Al inicio de la misión de Jesús, nos encontramos con el relato de su Bautismo en las aguas del Jordán, donde se escuchan las palabras del Padre (que son las palabras que Dios dice a Abraham para que le entregue en sacrificio a su hijo: Gn 22, 2) y se contempla la venida del Espíritu Santo que desciende sobre Él. Es un anuncio del Hijo del hombre conducido a la muerte para salvar a los pecadores, con los cuales se ha hecho solidario en el Bautismo.

Sin embargo, al comienzo de la segunda parte de su misión se sitúa la Transfiguración de Jesús. El Espíritu Santo no va a descender, porque ya está dentro de Él. Ahora sale como luz, como gloria, como brillo. Y en este momento las palabras del Padre son iguales, pero con un añadido importante al final: «Escuchadlo». Resuena Dt 6, 4: «Escucha, Israel, el Señor es nuestro Dios, el Señor es uno». Es una invitación a escuchar a Dios, a escucharlo a Él en su voz. No es un simple profeta. Porque escuchar no es solo oír y obedecer, sino entregar el corazón. Por eso el Señor no se va a transfigurar delante de cualquier grupo, ni siquiera de los doce. Él va a elegir a los tres más íntimos, más cercanos. Es a ellos a los que está preparando para el gran testimonio. «Se los llevó aparte». Los separó del resto. Porque esa visión no era para todos: era para los grandes y decididos testigos.

Nos encontramos, así, con la vocación plena: la vocación de quienes han visto la gloria del Hijo de Dios (como dice san Pedro: «Fuimos testigos de su majestad»: 2 Pe 1, 16). Ellos ven el rostro del Señor, la mirada de Cristo, ese rostro transfigurado, con el Espíritu saliendo como gloria y como grandeza. Y en ese rostro comprenden muchas cosas: entienden en primer lugar la historia completa de la salvación.

Esta página evangélica de la Transfiguración del Señor cita a Moisés y a Elías: la ley y los profetas. Se trata de la historia de la salvación iluminada desde el rostro de Cristo. Es el gran foco, la gran luz que ilumina los pasos de Dios en la historia. De este modo, los testigos van a contemplar aquí el rostro de Dios en Jesús. Se van a encontrar con la lógica de la historia de la salvación, y algo más: sus personas.

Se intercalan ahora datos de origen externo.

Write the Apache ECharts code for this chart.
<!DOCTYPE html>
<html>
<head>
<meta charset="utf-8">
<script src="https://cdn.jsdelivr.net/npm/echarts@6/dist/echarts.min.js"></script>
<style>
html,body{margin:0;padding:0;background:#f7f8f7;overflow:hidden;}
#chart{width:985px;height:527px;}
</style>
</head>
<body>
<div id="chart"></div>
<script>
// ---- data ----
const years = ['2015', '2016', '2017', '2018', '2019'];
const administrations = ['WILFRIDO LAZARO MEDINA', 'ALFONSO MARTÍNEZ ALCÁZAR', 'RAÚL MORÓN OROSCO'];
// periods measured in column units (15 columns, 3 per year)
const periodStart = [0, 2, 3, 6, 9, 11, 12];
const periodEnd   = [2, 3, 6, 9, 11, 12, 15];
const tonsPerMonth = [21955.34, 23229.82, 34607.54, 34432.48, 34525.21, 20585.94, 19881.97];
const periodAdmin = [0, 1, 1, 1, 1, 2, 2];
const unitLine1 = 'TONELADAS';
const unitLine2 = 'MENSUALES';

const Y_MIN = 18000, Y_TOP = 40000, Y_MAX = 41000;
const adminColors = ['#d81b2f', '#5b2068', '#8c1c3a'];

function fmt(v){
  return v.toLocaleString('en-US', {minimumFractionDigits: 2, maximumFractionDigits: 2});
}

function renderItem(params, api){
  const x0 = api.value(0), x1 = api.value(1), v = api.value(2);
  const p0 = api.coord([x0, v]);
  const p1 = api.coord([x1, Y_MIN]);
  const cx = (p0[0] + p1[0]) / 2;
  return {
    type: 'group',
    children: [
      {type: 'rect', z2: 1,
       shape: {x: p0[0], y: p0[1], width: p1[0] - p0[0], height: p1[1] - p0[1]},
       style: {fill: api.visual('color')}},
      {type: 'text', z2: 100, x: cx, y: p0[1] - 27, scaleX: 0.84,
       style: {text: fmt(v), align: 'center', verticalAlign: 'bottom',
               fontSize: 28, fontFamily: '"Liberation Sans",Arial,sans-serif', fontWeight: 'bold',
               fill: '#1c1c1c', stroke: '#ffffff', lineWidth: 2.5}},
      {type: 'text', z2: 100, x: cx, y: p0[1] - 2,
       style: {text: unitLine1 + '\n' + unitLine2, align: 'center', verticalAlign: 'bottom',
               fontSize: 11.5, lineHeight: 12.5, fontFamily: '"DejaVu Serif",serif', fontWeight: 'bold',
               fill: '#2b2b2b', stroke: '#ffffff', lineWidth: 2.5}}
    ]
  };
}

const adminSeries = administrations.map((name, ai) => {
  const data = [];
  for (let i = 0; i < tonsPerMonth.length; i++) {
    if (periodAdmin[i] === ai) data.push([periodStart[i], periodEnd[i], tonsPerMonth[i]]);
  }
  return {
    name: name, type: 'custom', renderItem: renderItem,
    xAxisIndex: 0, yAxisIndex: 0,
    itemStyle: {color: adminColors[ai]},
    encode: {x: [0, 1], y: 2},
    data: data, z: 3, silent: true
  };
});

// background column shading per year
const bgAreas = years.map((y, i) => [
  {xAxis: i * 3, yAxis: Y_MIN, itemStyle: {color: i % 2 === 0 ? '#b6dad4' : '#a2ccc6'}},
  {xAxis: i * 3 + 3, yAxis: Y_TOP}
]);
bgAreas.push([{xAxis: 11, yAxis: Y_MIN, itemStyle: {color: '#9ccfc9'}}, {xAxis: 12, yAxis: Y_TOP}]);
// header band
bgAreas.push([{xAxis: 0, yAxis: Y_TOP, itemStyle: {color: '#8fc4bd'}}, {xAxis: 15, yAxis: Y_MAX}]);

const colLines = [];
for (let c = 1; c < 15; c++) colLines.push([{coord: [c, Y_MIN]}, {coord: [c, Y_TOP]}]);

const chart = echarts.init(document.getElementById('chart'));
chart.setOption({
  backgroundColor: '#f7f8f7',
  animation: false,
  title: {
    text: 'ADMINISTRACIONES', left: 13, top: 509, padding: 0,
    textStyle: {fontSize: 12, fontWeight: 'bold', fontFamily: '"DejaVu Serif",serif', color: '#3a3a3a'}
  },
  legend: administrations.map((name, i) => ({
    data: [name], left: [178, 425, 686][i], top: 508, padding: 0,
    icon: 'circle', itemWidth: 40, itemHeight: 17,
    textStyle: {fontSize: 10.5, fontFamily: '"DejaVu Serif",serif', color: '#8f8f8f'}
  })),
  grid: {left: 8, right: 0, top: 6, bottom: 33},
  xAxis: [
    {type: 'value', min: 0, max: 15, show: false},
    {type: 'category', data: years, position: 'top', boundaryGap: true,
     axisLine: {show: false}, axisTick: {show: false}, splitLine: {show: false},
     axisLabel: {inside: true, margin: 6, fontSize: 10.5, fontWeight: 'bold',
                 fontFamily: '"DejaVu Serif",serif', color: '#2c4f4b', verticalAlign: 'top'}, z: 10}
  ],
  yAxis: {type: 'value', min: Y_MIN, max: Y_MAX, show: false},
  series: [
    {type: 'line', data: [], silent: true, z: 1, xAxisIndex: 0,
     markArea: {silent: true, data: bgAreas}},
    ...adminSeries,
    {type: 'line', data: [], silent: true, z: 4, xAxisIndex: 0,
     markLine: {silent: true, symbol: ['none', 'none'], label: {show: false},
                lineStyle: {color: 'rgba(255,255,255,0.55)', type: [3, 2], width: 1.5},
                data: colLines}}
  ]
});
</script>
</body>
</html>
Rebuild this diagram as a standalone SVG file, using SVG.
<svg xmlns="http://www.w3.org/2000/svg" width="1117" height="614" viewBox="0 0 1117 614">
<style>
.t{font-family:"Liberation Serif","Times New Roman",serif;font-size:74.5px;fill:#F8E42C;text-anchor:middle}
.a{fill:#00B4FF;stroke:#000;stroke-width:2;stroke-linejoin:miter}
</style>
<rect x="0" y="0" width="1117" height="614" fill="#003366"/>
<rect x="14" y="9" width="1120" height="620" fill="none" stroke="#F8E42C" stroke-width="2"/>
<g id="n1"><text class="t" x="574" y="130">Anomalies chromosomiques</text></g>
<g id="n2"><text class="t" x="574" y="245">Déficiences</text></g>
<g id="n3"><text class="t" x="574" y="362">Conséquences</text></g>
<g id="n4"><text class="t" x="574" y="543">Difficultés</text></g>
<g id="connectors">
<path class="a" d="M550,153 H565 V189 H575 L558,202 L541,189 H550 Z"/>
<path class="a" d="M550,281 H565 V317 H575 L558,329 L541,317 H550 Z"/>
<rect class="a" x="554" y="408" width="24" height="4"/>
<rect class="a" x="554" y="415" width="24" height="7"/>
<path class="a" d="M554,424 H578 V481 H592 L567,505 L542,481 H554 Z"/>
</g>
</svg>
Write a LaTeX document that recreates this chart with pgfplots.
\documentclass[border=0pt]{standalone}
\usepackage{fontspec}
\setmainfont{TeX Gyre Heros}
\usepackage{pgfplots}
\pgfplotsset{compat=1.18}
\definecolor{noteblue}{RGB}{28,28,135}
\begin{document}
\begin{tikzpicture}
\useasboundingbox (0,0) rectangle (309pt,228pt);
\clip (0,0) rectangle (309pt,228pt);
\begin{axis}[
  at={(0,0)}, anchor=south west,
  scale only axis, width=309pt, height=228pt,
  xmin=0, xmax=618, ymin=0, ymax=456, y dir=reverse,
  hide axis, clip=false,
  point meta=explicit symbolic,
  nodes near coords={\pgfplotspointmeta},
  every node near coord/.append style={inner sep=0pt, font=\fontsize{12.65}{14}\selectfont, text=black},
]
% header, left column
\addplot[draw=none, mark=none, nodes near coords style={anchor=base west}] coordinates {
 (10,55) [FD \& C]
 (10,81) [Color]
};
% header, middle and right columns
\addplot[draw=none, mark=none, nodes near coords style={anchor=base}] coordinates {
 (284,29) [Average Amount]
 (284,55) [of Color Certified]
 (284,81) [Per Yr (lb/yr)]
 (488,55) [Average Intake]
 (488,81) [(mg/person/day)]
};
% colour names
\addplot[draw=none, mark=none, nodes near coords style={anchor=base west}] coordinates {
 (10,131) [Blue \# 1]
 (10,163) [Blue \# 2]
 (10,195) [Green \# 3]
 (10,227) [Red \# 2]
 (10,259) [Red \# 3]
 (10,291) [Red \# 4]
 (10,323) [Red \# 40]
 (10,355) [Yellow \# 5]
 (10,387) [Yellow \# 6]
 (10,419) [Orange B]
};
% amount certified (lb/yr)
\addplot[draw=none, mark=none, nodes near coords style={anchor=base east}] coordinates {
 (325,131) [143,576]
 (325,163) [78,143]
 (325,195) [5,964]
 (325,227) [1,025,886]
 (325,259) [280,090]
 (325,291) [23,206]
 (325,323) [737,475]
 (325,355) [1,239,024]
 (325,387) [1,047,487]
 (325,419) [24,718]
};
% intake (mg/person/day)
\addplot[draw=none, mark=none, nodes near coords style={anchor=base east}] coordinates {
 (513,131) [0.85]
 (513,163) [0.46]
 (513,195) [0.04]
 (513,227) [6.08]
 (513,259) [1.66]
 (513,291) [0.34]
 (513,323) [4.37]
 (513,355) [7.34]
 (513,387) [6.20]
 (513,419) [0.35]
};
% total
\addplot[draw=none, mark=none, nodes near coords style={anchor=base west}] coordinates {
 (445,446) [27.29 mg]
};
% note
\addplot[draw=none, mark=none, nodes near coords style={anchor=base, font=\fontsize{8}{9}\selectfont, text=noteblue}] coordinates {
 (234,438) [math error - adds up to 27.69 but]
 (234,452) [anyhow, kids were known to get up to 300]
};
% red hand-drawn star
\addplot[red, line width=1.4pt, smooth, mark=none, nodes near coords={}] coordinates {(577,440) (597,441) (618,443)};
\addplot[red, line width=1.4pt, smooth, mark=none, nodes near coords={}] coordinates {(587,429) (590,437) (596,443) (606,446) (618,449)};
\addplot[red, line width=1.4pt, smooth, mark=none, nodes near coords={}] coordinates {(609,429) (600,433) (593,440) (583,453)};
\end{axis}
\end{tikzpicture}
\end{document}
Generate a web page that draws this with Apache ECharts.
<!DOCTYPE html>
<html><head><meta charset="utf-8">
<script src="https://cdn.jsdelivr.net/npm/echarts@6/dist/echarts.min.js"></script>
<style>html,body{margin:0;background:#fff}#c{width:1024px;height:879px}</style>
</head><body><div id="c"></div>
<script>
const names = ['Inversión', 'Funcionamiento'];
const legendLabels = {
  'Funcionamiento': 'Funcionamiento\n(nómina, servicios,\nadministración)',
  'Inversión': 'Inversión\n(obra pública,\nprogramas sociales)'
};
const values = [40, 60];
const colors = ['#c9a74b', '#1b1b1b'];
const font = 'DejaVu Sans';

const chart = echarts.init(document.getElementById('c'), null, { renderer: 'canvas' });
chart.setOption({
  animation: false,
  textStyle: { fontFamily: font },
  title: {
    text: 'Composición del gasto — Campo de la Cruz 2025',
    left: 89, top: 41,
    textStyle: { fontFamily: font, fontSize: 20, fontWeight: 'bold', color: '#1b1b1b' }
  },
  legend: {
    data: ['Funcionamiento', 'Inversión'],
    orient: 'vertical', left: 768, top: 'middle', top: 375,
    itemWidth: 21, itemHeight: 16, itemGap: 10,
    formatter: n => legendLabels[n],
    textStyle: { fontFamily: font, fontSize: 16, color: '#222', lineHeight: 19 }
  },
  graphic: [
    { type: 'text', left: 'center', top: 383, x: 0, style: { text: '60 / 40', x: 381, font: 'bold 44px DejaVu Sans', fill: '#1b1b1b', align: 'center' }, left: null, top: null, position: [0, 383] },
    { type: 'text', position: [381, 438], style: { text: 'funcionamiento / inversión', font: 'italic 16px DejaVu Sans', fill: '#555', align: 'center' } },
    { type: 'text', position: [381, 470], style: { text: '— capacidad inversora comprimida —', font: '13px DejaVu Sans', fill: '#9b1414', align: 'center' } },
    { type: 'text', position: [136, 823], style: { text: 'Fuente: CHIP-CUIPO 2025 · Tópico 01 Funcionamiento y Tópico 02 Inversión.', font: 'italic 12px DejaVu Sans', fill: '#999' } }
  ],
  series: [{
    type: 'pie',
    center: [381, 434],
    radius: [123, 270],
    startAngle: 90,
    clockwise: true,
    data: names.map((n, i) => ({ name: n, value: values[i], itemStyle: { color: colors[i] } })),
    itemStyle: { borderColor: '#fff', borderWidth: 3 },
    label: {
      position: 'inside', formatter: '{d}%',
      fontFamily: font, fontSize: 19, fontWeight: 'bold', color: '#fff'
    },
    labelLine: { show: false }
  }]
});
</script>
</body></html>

Cuando Pedro, Santiago y Juan bajaron del monte ya no eran los mismos que cuando subieron. Habían sido transformados. Esa es la vocación. Y en este domingo el Evangelio nos habla de este tema tan importante. Dios llama, Dios aparta, y Dios potencia siempre a alguien para que sea su testigo, para que abra de par en par su intervención en la historia de la salvación.

La vocación no es solo una misión que Dios nos da. Termina en una tarea, pero es sobre todo la elección de alguien y su preparación, su transformación, para que sea capaz de esa tarea que Dios le quiere encomendar. Entonces no es simplemente una cuestión técnica. Dios no obra así, porque la persona para Dios no es un simple funcionario, sino alguien libre bajo el influjo de la gracia.

La vocación es, ante todo, el resultado de la oración del Señor al Padre. No elige Él según su sensibilidad, sino que lo tiene que hablar con el Padre, le tiene que contar quiénes lo rodean, qué sentimientos capta, qué posibilidades, qué señales de Providencia, qué gracias descubre en sus corazones, qué peligros… Únicamente, cuando ha orado profundamente es cuando llama a los discípulos y va eligiendo uno a uno a los doce (cf. Lc 6, 12-13).

Celebremos el segundo domingo de Cuaresma. Vivamos nuestra vocación con valentía y gratitud, sabiendo que la cruz es el camino del discípulo. A veces deseamos morar en el monte alto de la Transfiguración sin pasar por el Calvario, queremos la luz sin pasar por la oscuridad. Sabemos que no es posible. El Señor mismo tuvo que recorrer la subida al Gólgota para llegar a la Transfiguración, a ese monte definitivo que es la Resurrección. Jesús no nos reveló las razones profundas del sufrimiento, Él también lo asumió como una pregunta en la cruz: «Dios mío, Dios mío, ¿por qué me has desamparado?». Cuando la luz sea plena, cuando moremos en el monte alto de la casa de Dios, cuando vivamos cara a cara con Él, entonces el misterio será revelado. Pero no nos ha dejado solos, viene con nosotros en la subida al Calvario: es más, la camina continuamente, dándonos la oportunidad de vivir las penalidades y los dolores como senderos de conversión. Es muy diferente vivir el sufrimiento solo que pasarlo tomados de la mano, más aún sobre los hombros del Buen Pastor que entrega su vida por nosotros.